In my opinion, we should reassess these rules every few years and see if they’re still needed.  We also need to streamline the approval process when we send resources to the states, like the recent help for broadband and infrastructure that we passed out of Congress. Towns have come to me looking for guidance on how they can invest the resources and even the Treasury Department can’t figure out or offer final guidance on the 400-page manual they created to allocate the resources. It’s insane.

Again, I’m the first one to say we need appropriate guardrails to protect our families and communities — but not ones that are added for the sake of it or just to hold up job creation that families need to put food on the table. What we need is more common sense.

Overall, both New Jersey and the federal government need to do better. My new bipartisan legislation — the Cut Red Tape Act — will help cut red tape, get rid of outdated rules, and streamline government, so it moves faster and supports our small businesses and jobs. It will promote smart job growth and help kickstart new businesses and allow existing ones to grow.

The bipartisan Cut Red Tape Act, which I’m introducing with Republican Representatives Rodney Davis from Illinois and Democrat Ron Kind from Wisconsin, will create an independent, bipartisan commission — the Regulatory Improvement Commission — to review rules that are outdated, duplicative, or in conflict with one another. The Commission will then present its recommendations to Congress for a simple up or down vote, giving us ample opportunity to cut tape at the federal level.

And there’s nothing partisan about this. With this bill, both sides of the aisle will help cut outdated and unnecessarily burdensome red tape, unleash more economic opportunity, create jobs, cut taxes, save Americans money, and protect consumers and our families. It’s a real win-win.

One other thing: we have lots of innovative mayors here in my district that are providing a model for how to cut through the red tape and make the process easier, faster, and cheaper — all to help create jobs and economic growth, and protect their communities and families.

For example, in 2016, Paramus voted to update their rules, all with the goal of encouraging businesses to locate here. Paramus has increased its revenue by approximately $2 billion dollars as a result. That’s billion with a B. That’s led to more jobs and a huge savings on property taxes for Paramus residents.

Paramus has also developed a program for self-inspection and certification that makes it easier and quicker for businesses to get their inspections and certifications done. I think this approach should be adopted statewide.
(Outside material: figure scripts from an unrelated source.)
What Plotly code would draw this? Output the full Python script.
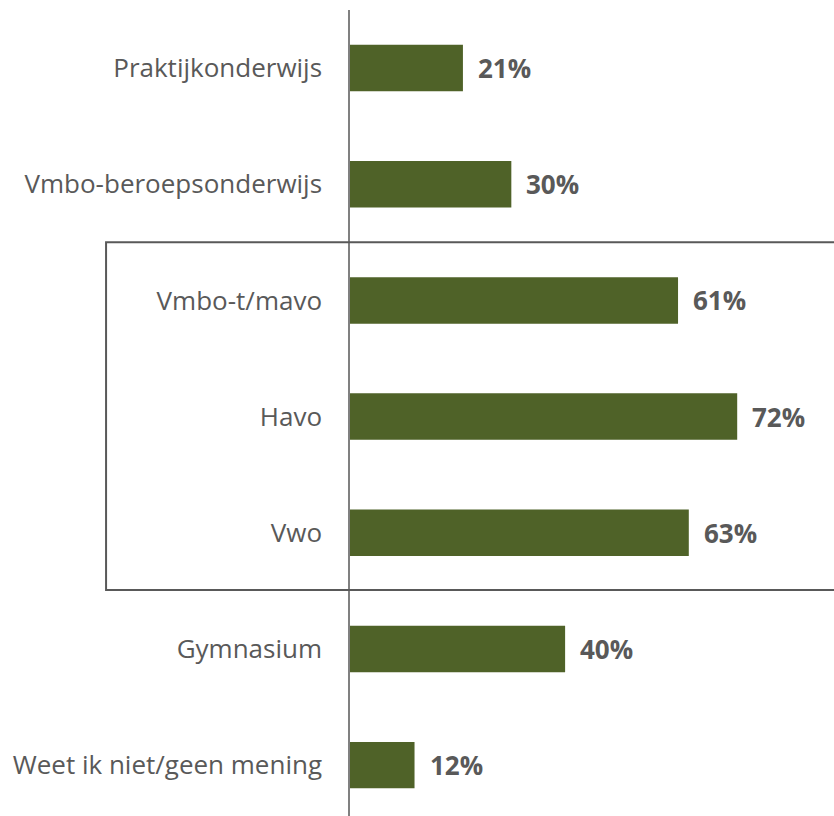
import plotly.graph_objects as go

categories = ["Praktijkonderwijs", "Vmbo-beroepsonderwijs", "Vmbo-t/mavo", "Havo", "Vwo",
              "Gymnasium", "Weet ik niet/geen mening"]
values = [21, 30, 61, 72, 63, 40, 12]
value_labels = [f"{v}%" for v in values]

BAR_COLOR = "#4F6228"
TEXT_COLOR = "#595959"
FONT = "Open Sans"

fig = go.Figure()
fig.add_trace(go.Bar(
    x=values, y=categories, orientation="h",
    marker=dict(color=BAR_COLOR, line=dict(width=0)),
    width=0.4, hoverinfo="skip",
))

for c, v, t in zip(categories, values, value_labels):
    fig.add_annotation(x=v, y=c, xref="x", yref="y", text=f"<b>{t}</b>",
                       showarrow=False, xanchor="left", yanchor="middle",
                       xshift=13, font=dict(family=FONT, size=26, color=TEXT_COLOR))

# box around the grouped categories
fig.add_shape(type="rect", xref="paper", yref="paper",
              x0=-0.504, x1=1.05, y0=0.2804, y1=0.712,
              line=dict(color="#595959", width=2), fillcolor="rgba(0,0,0,0)", layer="above")

fig.update_layout(
    width=834, height=816,
    margin=dict(l=350, r=0, t=10, b=0),
    paper_bgcolor="white", plot_bgcolor="white",
    showlegend=False,
    font=dict(family=FONT, color=TEXT_COLOR),
    xaxis=dict(range=[0, 90], visible=False, showgrid=False, zeroline=False),
    yaxis=dict(categoryorder="array", categoryarray=categories,
               range=[6.438, -0.5], showgrid=False, zeroline=False,
               showline=True, linecolor="#808080", linewidth=1.5,
               ticks="", ticklabelstandoff=21,
               tickfont=dict(family=FONT, size=26, color=TEXT_COLOR)),
)

fig.write_html("out.html", config={"displayModeBar": False},
               post_script="document.body.style.margin='0';document.body.style.overflow='hidden';")
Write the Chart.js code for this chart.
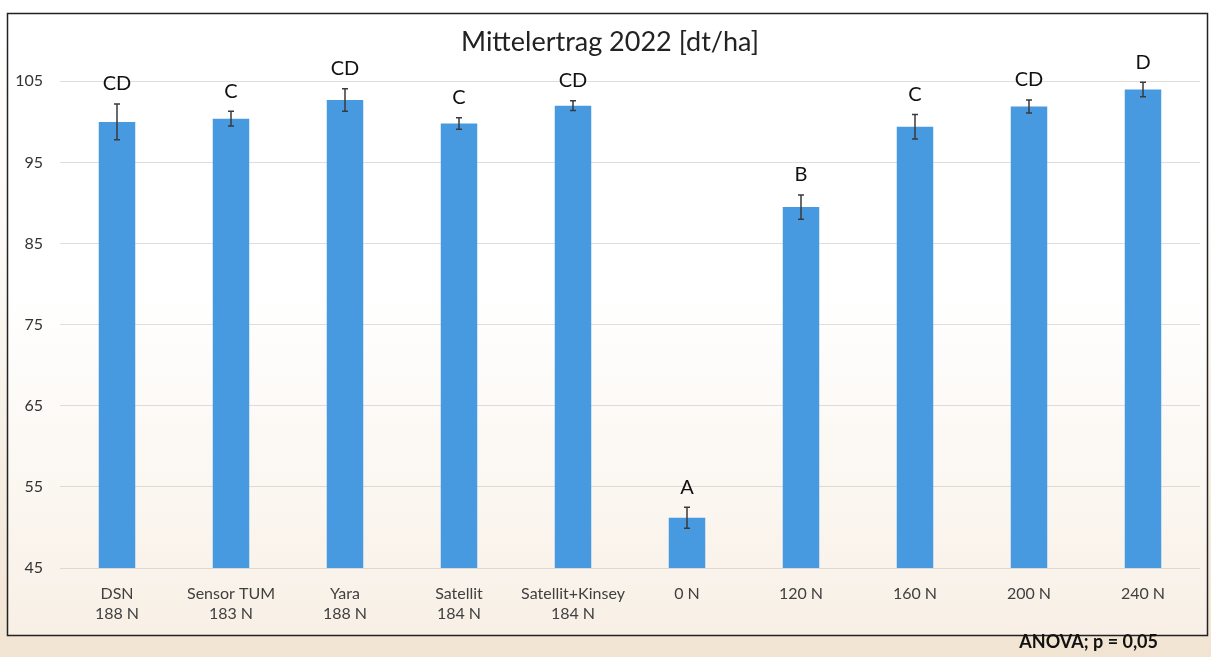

Just over the river in New York, they allow for self-inspections that speed up processes and hold the private inspectors accountable. Think about how that could improve time-to-build, not only for businesses, but for our residents, too. It’s the ultimate way to cut red tape! We should be applying the same ideas to the federal government, too.

Just last month, I led a bipartisan letter to the President to immediately unleash the resources passed in the Bipartisan Infrastructure Bill and cut through red tape to ensure that Americans can begin benefiting from the law’s infrastructure investments as soon as possible.

I don’t know about you, but I’m ready to fight back, and steal back some of the jobs and people that other states, and other countries, are taking from us. If we take steps like the bipartisan legislation I’m introducing today, we can attract families and businesses, create new jobs, and cut the red tape that is restricting our great state’s full potential.

In the greatest country in the world, working together, I know that our best days will always be ahead of us. Thank you all for being here today. God bless you and God bless the United States of America.